>> Begin

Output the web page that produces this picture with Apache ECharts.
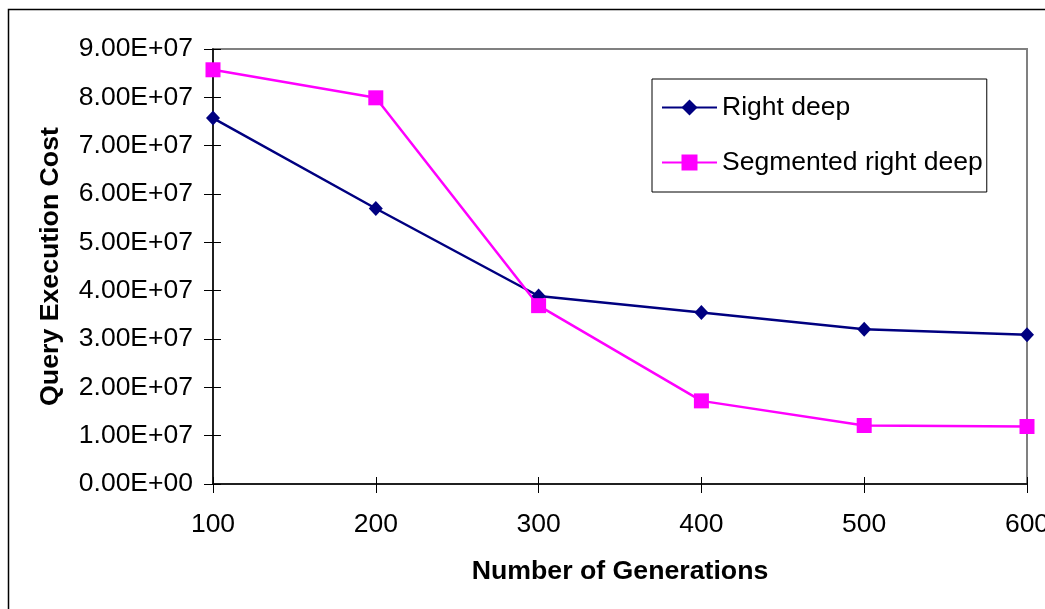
<!DOCTYPE html>
<html>
<head>
<meta charset="utf-8">
<script src="https://cdn.jsdelivr.net/npm/echarts@6/dist/echarts.min.js"></script>
<style>
  html, body { margin: 0; padding: 0; background: #fff; }
  #chart { width: 1045px; height: 609px; }
</style>
</head>
<body>
<div id="chart"></div>
<script>
// data
var generations = ['100', '200', '300', '400', '500', '600'];
var rightDeep = [7.57e7, 5.70e7, 3.89e7, 3.55e7, 3.20e7, 3.09e7];
var segmentedRightDeep = [8.57e7, 7.99e7, 3.69e7, 1.72e7, 1.21e7, 1.19e7];
var yTicks = { min: 0, max: 9e7, interval: 1e7 };

var font = 'Liberation Sans, Arial, sans-serif';

function sciLabel(v) {
    if (v === 0) return '0.00E+00';
    var e = Math.floor(Math.log10(v));
    var m = v / Math.pow(10, e);
    return m.toFixed(2) + 'E+' + (e < 10 ? '0' + e : e);
}

var chart = echarts.init(document.getElementById('chart'));
var option = {
    backgroundColor: '#fff',
    animation: false,
    graphic: [{
        type: 'rect',
        left: 6, top: 7,
        shape: { width: 1200, height: 800 },
        style: { fill: 'none', stroke: '#000', lineWidth: 1.5 },
        silent: true
    }],
    grid: {
        left: 213, right: 18, top: 49, bottom: 125,
        outerBoundsMode: 'none',
        containLabel: false,
        show: true,
        borderColor: '#808080',
        borderWidth: 2
    },
    legend: {
        orient: 'vertical',
        left: 652, top: 79,
        padding: [15, 4, 16, 9],
        itemGap: 28,
        itemWidth: 55,
        itemHeight: 20,
        borderColor: '#000',
        borderWidth: 1,
        backgroundColor: '#fff',
        textStyle: { fontFamily: font, fontSize: 26.5, color: '#000', lineHeight: 27 },
        data: ['Right deep', 'Segmented right deep']
    },
    xAxis: [{
        type: 'category',
        data: generations,
        boundaryGap: false,
        name: 'Number of Generations',
        nameLocation: 'middle',
        nameGap: 74,
        nameTextStyle: { fontFamily: font, fontSize: 26.7, fontWeight: 'bold', color: '#000' },
        axisLine: { lineStyle: { color: '#000', width: 1.5 } },
        axisTick: { alignWithLabel: true, length: 9, lineStyle: { color: '#000' } },
        axisLabel: { fontFamily: font, fontSize: 26.5, color: '#000', margin: 27 },
        splitLine: { show: false }
    }, {
        type: 'category',
        data: generations,
        boundaryGap: false,
        position: 'bottom',
        axisLine: { show: false },
        axisTick: { inside: true, length: 7, lineStyle: { color: '#000' } },
        axisLabel: { show: false },
        splitLine: { show: false }
    }],
    yAxis: [{
        type: 'value',
        min: yTicks.min, max: yTicks.max, interval: yTicks.interval,
        name: 'Query Execution Cost',
        nameLocation: 'middle',
        nameGap: 149,
        nameTextStyle: { fontFamily: font, fontSize: 26.7, fontWeight: 'bold', color: '#000' },
        axisLine: { show: true, lineStyle: { color: '#000', width: 1.5 } },
        axisTick: { show: true, length: 9, lineStyle: { color: '#000' } },
        axisLabel: { fontFamily: font, fontSize: 26.5, color: '#000', margin: 20, formatter: sciLabel },
        splitLine: { show: false }
    }, {
        type: 'value',
        min: yTicks.min, max: yTicks.max, interval: yTicks.interval,
        position: 'left',
        axisLine: { show: false },
        axisTick: { show: true, inside: true, length: 8, lineStyle: { color: '#000' } },
        axisLabel: { show: false },
        splitLine: { show: false }
    }],
    series: [{
        name: 'Right deep',
        type: 'line',
        data: rightDeep,
        symbol: 'diamond',
        symbolSize: [14, 15],
        color: '#000080',
        lineStyle: { color: '#000080', width: 2.5 },
        itemStyle: { color: '#000080' }
    }, {
        name: 'Segmented right deep',
        type: 'line',
        data: segmentedRightDeep,
        symbol: 'rect',
        symbolSize: 15,
        color: '#ff00ff',
        lineStyle: { color: '#ff00ff', width: 2.5 },
        itemStyle: { color: '#ff00ff' }
    }]
};
chart.setOption(option);
</script>
</body>
</html>
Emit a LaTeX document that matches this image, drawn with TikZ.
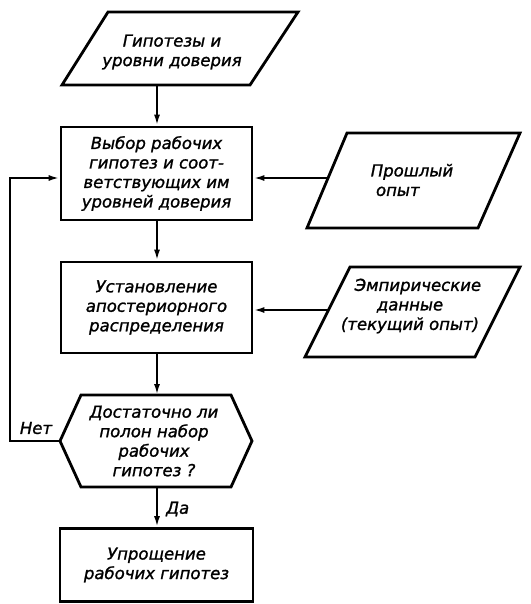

>> End

◆ Aim: Copy every line from the records above that contains the word "this".

◆ Result:
Output the web page that produces this picture with Apache ECharts.
Emit a LaTeX document that matches this image, drawn with TikZ.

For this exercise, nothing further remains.